Guilherme Gallo requested to merge gallo/mesa:ci-lava-smart-wait into main

Overview

This merge request enhances the wait for job mechanism, making it smarter by integrating a stop condition based on the remaining execution time. Using a new environment variable, EXPECTED_JOB_DURATION_SEC, which is customizable in the job definition, the script will now cease waiting and fail the job if insufficient time remains. This will accelerate job failures, thereby updating the merge queue more efficiently.

Improved Job Failure Timing

Job Link Original Issue New Behavior
Job 57451349 & Job 57452819 The LAVA job didn't even start. The job would fail 10 minutes earlier.
Job 56981488 The LAVA job had less than 9 minutes to run.
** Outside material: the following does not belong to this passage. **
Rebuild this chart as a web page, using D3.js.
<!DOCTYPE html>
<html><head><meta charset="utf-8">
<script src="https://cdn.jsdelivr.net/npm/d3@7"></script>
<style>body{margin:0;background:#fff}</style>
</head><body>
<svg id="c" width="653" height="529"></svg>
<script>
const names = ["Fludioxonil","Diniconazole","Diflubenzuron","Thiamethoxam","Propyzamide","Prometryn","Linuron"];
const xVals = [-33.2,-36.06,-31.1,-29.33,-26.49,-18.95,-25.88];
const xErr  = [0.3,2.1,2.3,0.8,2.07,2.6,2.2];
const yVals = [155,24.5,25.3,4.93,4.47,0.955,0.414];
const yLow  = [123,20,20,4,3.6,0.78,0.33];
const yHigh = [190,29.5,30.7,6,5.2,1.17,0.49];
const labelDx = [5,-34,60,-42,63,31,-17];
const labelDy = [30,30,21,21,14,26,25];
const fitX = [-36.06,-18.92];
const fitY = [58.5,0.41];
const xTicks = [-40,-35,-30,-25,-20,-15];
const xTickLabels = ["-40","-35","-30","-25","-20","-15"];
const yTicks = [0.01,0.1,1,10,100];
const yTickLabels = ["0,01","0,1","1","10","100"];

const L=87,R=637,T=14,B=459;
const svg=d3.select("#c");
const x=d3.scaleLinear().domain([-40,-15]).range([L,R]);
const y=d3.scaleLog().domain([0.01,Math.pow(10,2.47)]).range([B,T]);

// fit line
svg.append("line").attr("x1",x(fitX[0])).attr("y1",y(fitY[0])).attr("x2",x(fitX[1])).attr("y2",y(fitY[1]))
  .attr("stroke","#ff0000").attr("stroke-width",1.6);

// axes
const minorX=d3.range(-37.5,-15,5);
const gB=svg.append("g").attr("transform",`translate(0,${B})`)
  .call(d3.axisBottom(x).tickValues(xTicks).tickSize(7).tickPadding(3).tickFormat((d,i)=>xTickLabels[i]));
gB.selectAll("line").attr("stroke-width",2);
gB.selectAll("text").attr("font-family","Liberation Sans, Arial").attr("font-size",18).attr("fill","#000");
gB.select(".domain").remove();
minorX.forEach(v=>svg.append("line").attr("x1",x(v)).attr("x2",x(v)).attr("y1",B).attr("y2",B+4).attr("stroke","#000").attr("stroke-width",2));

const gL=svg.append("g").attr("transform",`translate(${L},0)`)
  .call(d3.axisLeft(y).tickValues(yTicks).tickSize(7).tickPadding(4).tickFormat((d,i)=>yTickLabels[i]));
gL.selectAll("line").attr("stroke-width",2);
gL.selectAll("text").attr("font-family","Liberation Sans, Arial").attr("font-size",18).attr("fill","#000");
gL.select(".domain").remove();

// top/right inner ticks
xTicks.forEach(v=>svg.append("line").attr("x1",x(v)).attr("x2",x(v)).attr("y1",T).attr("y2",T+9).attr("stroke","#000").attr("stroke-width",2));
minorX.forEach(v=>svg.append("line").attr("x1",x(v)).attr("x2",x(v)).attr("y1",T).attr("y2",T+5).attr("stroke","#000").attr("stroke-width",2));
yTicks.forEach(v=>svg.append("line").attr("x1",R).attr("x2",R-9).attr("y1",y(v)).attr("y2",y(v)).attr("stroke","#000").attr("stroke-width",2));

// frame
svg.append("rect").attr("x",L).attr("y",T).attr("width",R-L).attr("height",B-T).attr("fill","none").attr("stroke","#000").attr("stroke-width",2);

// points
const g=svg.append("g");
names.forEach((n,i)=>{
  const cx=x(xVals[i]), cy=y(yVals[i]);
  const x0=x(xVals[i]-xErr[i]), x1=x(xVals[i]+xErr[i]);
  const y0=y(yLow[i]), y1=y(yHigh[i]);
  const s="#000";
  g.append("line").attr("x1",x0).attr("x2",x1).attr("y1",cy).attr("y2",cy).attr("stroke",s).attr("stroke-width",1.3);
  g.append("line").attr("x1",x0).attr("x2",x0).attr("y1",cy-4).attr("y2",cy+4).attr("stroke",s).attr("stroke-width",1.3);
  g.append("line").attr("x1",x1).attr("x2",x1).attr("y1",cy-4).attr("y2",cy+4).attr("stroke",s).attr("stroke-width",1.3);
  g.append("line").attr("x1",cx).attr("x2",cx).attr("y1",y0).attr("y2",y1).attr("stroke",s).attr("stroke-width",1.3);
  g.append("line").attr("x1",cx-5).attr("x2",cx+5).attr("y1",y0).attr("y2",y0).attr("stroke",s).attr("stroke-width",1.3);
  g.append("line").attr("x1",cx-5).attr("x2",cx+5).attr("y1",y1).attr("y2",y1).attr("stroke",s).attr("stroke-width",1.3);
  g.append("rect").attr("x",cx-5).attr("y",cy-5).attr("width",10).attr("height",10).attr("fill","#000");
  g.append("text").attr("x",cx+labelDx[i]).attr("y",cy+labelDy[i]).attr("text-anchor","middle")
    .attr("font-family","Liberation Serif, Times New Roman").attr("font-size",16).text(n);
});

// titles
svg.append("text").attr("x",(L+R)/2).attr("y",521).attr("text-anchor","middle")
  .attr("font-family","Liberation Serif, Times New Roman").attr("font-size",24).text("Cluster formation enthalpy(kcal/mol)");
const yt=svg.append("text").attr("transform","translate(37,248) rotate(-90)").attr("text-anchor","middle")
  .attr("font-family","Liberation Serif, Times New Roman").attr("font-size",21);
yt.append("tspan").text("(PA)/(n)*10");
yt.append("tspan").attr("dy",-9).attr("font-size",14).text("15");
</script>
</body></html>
The job would fail 10 minutes earlier.

Additional Enhancements

  • Refactored Exception Hierarchy: The exception structure has been overhauled to clearly differentiate between errors that can be retried and those that are fatal.

    • MesaCIRetriableException: New base class for exceptions that should trigger a job retry.
    • MesaCIFatalException: Introduced for irremediable errors that necessitate an immediate halt.
  • Improved Error Logging: Enhanced the logging mechanism to record the full exception message instead of merely the type, applicable only to structured logs.

  • Clearer Script Interruption Messages: More explicit interruption messages have been implemented to facilitate quicker understanding and resolution of job submission failures.

Merge request reports